Namun Ketua RT04/02, Aris Widarto, sempat ditemui di lokasi. Aris mengungkapkan, keluarga Satria memang telah berpesan kepadanya bahwa mereka tidak mau diganggu terlebih dulu.
Satria tinggal bersama orang tuanya. Ayahnya adalah pekerja serabutan. Dia bekerja sebagai penjual kerupuk, sopir mobil boks, dan terkadang menjadi salesman. Sementara ibunya adalah ibu rumah tangga.
Menurut Aris, sehari-harinya Satria dikenal sebagai pribadi yang baik oleh warga sekitar. "Dia biasa ikut ngaji di Pondok Pesantren Daarun Najaah sehabis Isya. Jarang keluar malam juga," ucapnya.
Satria juga sering membantu pekerjaan ayahnya. "Biasa bantu bapaknya jual kerupuk. Muter jualannya," ujar Aris.
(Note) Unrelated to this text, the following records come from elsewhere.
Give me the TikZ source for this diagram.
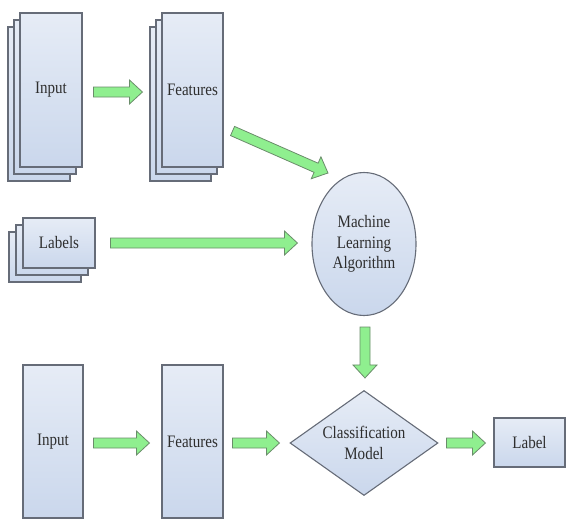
\documentclass[tikz,border=0pt]{standalone}
\usepackage{fontspec}
\setmainfont[FakeStretch=0.86]{Liberation Serif}
\usetikzlibrary{calc,shapes.geometric}
\definecolor{boxedge}{HTML}{666C78}
\definecolor{boxtop}{HTML}{E6ECF6}
\definecolor{boxbot}{HTML}{CAD7EC}
\definecolor{arrfill}{HTML}{8FEF8F}
\definecolor{arredge}{HTML}{6A8C6A}
\definecolor{txt}{HTML}{2E2E2E}
\tikzset{
  sheet/.style={draw=boxedge, line width=1.1pt, top color=boxtop, bottom color=boxbot,
    inner sep=0pt, text=txt, align=center, font=\fontsize{17.5}{20.5}\selectfont},
  ellnode/.style={sheet, ellipse},
  diamnode/.style={sheet, diamond, aspect=1.41},
  fatarrow/.style={draw=arredge, line width=0.8pt, fill=arrfill, line join=miter},
}
% fat block arrow from coordinate #1 to coordinate #2
\newcommand\fatarr[2]{%
  \coordinate (#1#2H) at ($(#2)!13pt!(#1)$);
  \draw[fatarrow] ($(#1)!5pt!90:(#2)$) -- ($(#1#2H)!5pt!-90:(#1)$) -- ($(#1#2H)!12pt!-90:(#1)$)
    -- (#2) -- ($(#1#2H)!12pt!90:(#1)$) -- ($(#1#2H)!5pt!90:(#1)$) -- ($(#1)!5pt!-90:(#2)$) -- cycle;}
\begin{document}
\begin{tikzpicture}[x=1pt, y=-1pt]
\useasboundingbox (0,0) rectangle (566,520);
% top input stack
\node[sheet, minimum width=62pt, minimum height=154pt] (inAb) at (39,104) {};
\node[sheet, minimum width=62pt, minimum height=154pt] (inAm) at (45,97) {};
\node[sheet, minimum width=62pt, minimum height=154pt] (inA) at (51,90) {Input};
% top features stack
\node[sheet, minimum width=61pt, minimum height=154pt] (feAb) at (180.5,104) {};
\node[sheet, minimum width=61pt, minimum height=154pt] (feAm) at (186.5,97) {};
\node[sheet, minimum width=61pt, minimum height=154pt] (feA) at (192.5,90) {Features};
% labels stack
\node[sheet, minimum width=72pt, minimum height=50pt] (labb) at (45,257) {};
\node[sheet, minimum width=72pt, minimum height=50pt] (labm) at (52,250) {};
\node[sheet, minimum width=72pt, minimum height=50pt] (lab) at (59,243) {Labels};
% machine learning algorithm
\node[ellnode, minimum width=104pt, minimum height=143pt] (ml) at (364,244) {Machine\\Learning\\Algorithm};
% bottom row
\node[sheet, minimum width=60pt, minimum height=153pt] (inB) at (53,441.5) {Input};
\node[sheet, minimum width=61pt, minimum height=153pt] (feB) at (192.5,441.5) {Features};
\node[diamnode, minimum width=148pt, minimum height=105pt] (cm) at (364,443) {Classification\\Model};
\node[sheet, minimum width=71pt, minimum height=49pt] (out) at (529.5,442.5) {Label};
% arrow ends
\coordinate (a1s) at ($(inA.east)+(11,2)$);
\coordinate (a1e) at ($(feAb.west)+(-7,-12)$);
\coordinate (a2s) at ($(feA.east)+(9,41)$);
\coordinate (a2e) at ($(ml.center)+(-36,-71)$);
\coordinate (a3s) at ($(lab.east)+(15,0)$);
\coordinate (a3e) at ($(ml.west)+(-14,-1)$);
\coordinate (a4s) at ($(ml.south)+(1,11)$);
\coordinate (a4e) at ($(cm.north)+(1,-12)$);
\coordinate (a5s) at ($(inB.east)+(10,1.5)$);
\coordinate (a5e) at ($(feB.west)+(-12,1.5)$);
\coordinate (a6s) at ($(feB.east)+(9,1.5)$);
\coordinate (a6e) at ($(cm.west)+(-10,0)$);
\coordinate (a7s) at ($(cm.east)+(8,0)$);
\coordinate (a7e) at ($(out.west)+(-8,0.5)$);
\fatarr{a1s}{a1e}
\fatarr{a2s}{a2e}
\fatarr{a3s}{a3e}
\fatarr{a4s}{a4e}
\fatarr{a5s}{a5e}
\fatarr{a6s}{a6e}
\fatarr{a7s}{a7e}
\end{tikzpicture}
\end{document}
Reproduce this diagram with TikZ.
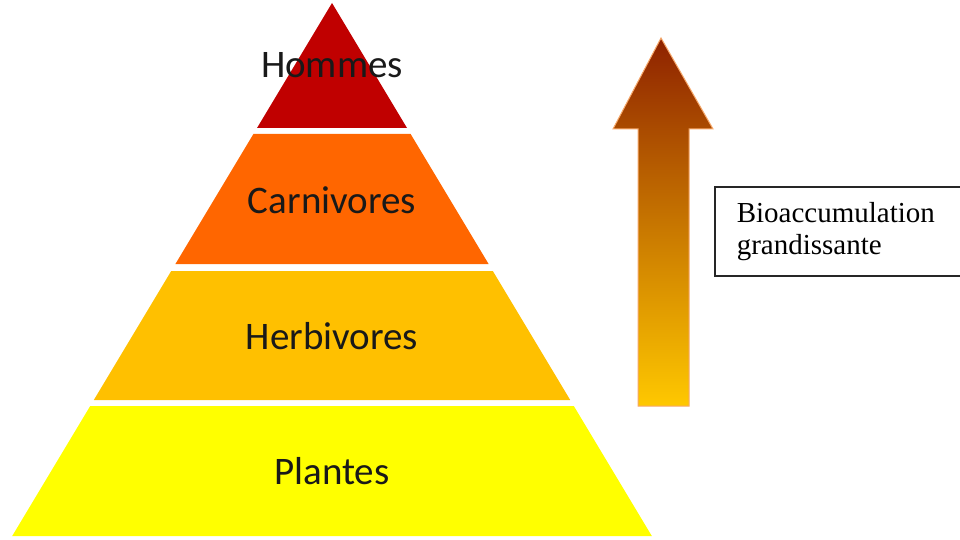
\documentclass[tikz,border=0pt]{standalone}
\usepackage{fontspec}
\setmainfont{Liberation Serif}
\newfontfamily\tierfont{Carlito}
\usetikzlibrary{positioning}

\definecolor{hommesred}{HTML}{C00000}
\definecolor{carnorange}{HTML}{FF6600}
\definecolor{herbgold}{HTML}{FFC000}
\definecolor{plantyellow}{HTML}{FFFF00}
\definecolor{arrowtop}{HTML}{8E2200}
\definecolor{arrowbottom}{HTML}{FFC800}
\definecolor{arrowedge}{HTML}{F6A86A}

\begin{document}
\begin{tikzpicture}[
    x=1pt, y=-1pt,
    tier/.style={font=\tierfont\fontsize{39}{41}\selectfont, text=black!90, inner sep=0pt},
    legend/.style={draw=black!85, line width=1.5pt, font=\fontsize{29}{32}\selectfont,
        align=left, text width=230pt, inner xsep=22pt, minimum height=89pt, anchor=north west},
    bigarrow/.style={top color=arrowtop, bottom color=arrowbottom, draw=arrowedge, line width=1pt}
]
\useasboundingbox (0,0) rectangle (960,540);

% --- Pyramid layers ---
\fill[hommesred] (332,3) -- (407,128) -- (257,128) -- cycle;
\fill[carnorange] (253.4,134) -- (410.6,134) -- (488.6,264) -- (175.4,264) -- cycle;
\fill[herbgold] (171.2,271) -- (492.8,271) -- (570.2,400) -- (93.8,400) -- cycle;
\fill[plantyellow] (90.2,406) -- (573.8,406) -- (651.8,536) -- (12.2,536) -- cycle;

% --- Layer labels ---
\node[tier] (hommes) at (332,65) {Hommes};
\node[tier] (carni) at (332,200) {Carnivores};
\node[tier] (herbi) at (332,336) {Herbivores};
\node[tier] (plantes) at (332,471) {Plantes};

% --- Arrow ---
\shade[bigarrow] (661,38) -- (713,129) -- (689,129) -- (689,406) -- (638,406)
    -- (638,129) -- (613,129) -- cycle;

% --- Legend box ---
\node[legend] (bioacc) at (714,186) {Bioaccumulation\\grandissante};

\end{tikzpicture}
\end{document}
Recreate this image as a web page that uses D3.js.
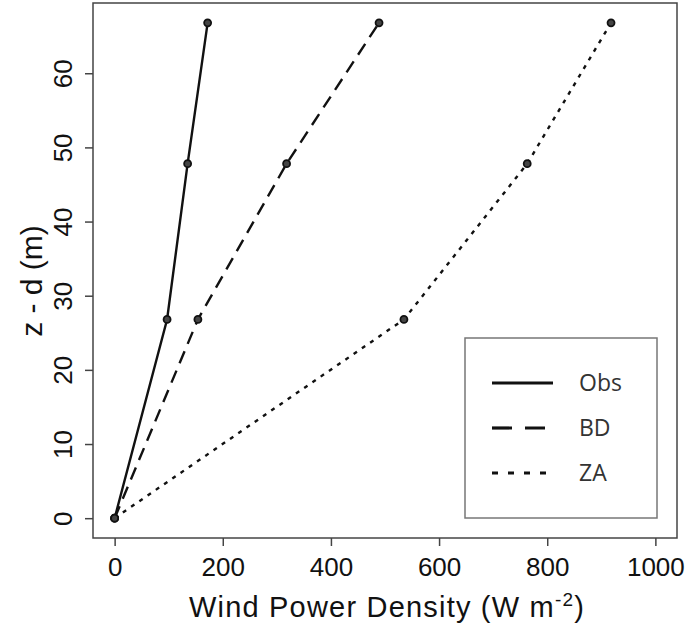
<!DOCTYPE html>
<html>
<head>
<meta charset="utf-8">
<script src="https://cdn.jsdelivr.net/npm/d3@7"></script>
<style>
  body { margin: 0; background: #fff; }
  svg { display: block; }
</style>
</head>
<body>
<svg id="chart" width="685" height="631"></svg>
<script>
// heights above displacement (m)
const heights = [0, 26.8, 47.8, 66.8];
// wind power density per profile (W m-2)
const obs = [0, 97, 135, 172];
const bd  = [0, 154, 318, 489];
const za  = [0, 535, 763, 918];
const seriesNames = ["Obs", "BD", "ZA"];
const xTicks = [0, 200, 400, 600, 800, 1000];
const yTicks = [0, 10, 20, 30, 40, 50, 60];

const box = {left: 93, top: 3, right: 677, bottom: 538};

const svg = d3.select("#chart");

// R-style 4% padding around the axis ranges
const x = d3.scaleLinear().domain([-40, 1040]).range([box.left, box.right]);
const yMax = d3.max(heights);
const pad = yMax * 0.04;
const y = d3.scaleLinear().domain([-pad, yMax + pad]).range([box.bottom, box.top]);

const dashes = {Obs: null, BD: "13,8", ZA: "4,6"};
const series = [
  {name: "Obs", vals: obs},
  {name: "BD", vals: bd},
  {name: "ZA", vals: za}
];

const line = d3.line()
  .x(d => x(d[0]))
  .y(d => y(d[1]));

const g = svg.append("g");
series.forEach(s => {
  const pts = s.vals.map((v, i) => [v, heights[i]]);
  g.append("path")
    .attr("d", line(pts))
    .attr("fill", "none")
    .attr("stroke", "#111")
    .attr("stroke-width", 2.4)
    .attr("stroke-dasharray", dashes[s.name]);
  g.selectAll(null)
    .data(pts)
    .enter()
    .append("circle")
    .attr("cx", d => x(d[0]))
    .attr("cy", d => y(d[1]))
    .attr("r", 3.5)
    .attr("fill", "#444")
    .attr("stroke", "#111")
    .attr("stroke-width", 1.8);
});

// plot box
svg.append("rect")
  .attr("x", box.left).attr("y", box.top)
  .attr("width", box.right - box.left).attr("height", box.bottom - box.top)
  .attr("fill", "none").attr("stroke", "#444").attr("stroke-width", 1.5);

const font = "'Liberation Sans', Arial, sans-serif";

// x axis
const xAxis = d3.axisBottom(x).tickValues(xTicks).tickSize(8).tickPadding(12).tickFormat(d3.format("d"));
svg.append("g")
  .attr("transform", `translate(0,${box.bottom})`)
  .call(xAxis)
  .call(a => a.select(".domain").remove())
  .call(a => a.selectAll("line").attr("stroke", "#444").attr("stroke-width", 1.5))
  .call(a => a.selectAll("text").attr("font-family", font).attr("font-size", 26).attr("fill", "#111"));

// y axis, labels rotated like R
const yAxis = d3.axisLeft(y).tickValues(yTicks).tickSize(8).tickFormat(d3.format("d"));
const ya = svg.append("g")
  .attr("transform", `translate(${box.left},0)`)
  .call(yAxis)
  .call(a => a.select(".domain").remove())
  .call(a => a.selectAll("line").attr("stroke", "#444").attr("stroke-width", 1.5));
ya.selectAll("text")
  .attr("x", null).attr("dy", null)
  .attr("transform", "translate(-21,0) rotate(-90)")
  .attr("text-anchor", "middle")
  .attr("font-family", font).attr("font-size", 26).attr("fill", "#111");

// axis titles
const xt = svg.append("text")
  .attr("x", (x(0) + x(1000)) / 2 + 2)
  .attr("y", 617)
  .attr("text-anchor", "middle")
  .attr("letter-spacing", 1.2)
  .attr("font-family", font).attr("font-size", 29).attr("fill", "#111");
xt.append("tspan").text("Wind Power Density (W m");
xt.append("tspan").attr("dy", -11).attr("font-size", 19).text("-2");
xt.append("tspan").attr("dy", 11).text(")");

svg.append("text")
  .attr("transform", "translate(42,281) rotate(-90)")
  .attr("text-anchor", "middle")
  .attr("font-family", font).attr("font-size", 30).attr("fill", "#111")
  .text("z - d (m)");

// legend
const leg = svg.append("g").attr("transform", "translate(465,338)");
leg.append("rect")
  .attr("width", 192).attr("height", 180)
  .attr("fill", "#fff").attr("stroke", "#777").attr("stroke-width", 1.5);
const legDash = {Obs: null, BD: "20,13", ZA: "6,10"};
seriesNames.forEach((n, i) => {
  const ly = 45 + i * 45;
  leg.append("line")
    .attr("x1", 27).attr("x2", 88)
    .attr("y1", ly).attr("y2", ly)
    .attr("stroke", "#111").attr("stroke-width", 3.2)
    .attr("stroke-dasharray", legDash[n]);
  leg.append("text")
    .attr("x", 114).attr("y", ly)
    .attr("dy", "0.35em")
    .attr("font-family", "'Open Sans', sans-serif").attr("font-size", 23)
    .attr("fill", "#333")
    .text(n);
});
</script>
</body>
</html>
Oleh sebab itu, Aris mengaku tak percaya jika Satria disebut terlibat kelompok gangster remaja atau biasa disebut kreak. "Tidak benar kalau menurut saya (Satria anggota kreak). Kalau di sini Mas Satria itu baik. Sering mengaji dan bantu orang tua," ucapnya.
Keterangan Aris diamini beberapa warga RT04/02 lainnya. "Sehari-hari enggak pernah dolan (main). Paling di lingkungan sini saja, terus ke pondok (Daarun Najaah)," kata seorang warga yang enggan dipublikasikan identitasnya.
Seorang warga lainnya mengungkapkan, Satria pulang ke rumahnya pada Selasa pagi. Sebelumnya dia sempat dirawat di Rumah Sakit Tugu, Ngaliyan, karena luka tembak di tangan kirinya. "Anaknya di kampung baik kok. Enggak pernah ada apa-apa. Ngaji ya ngaji, ke mushala ya ke mushala" ucapnya.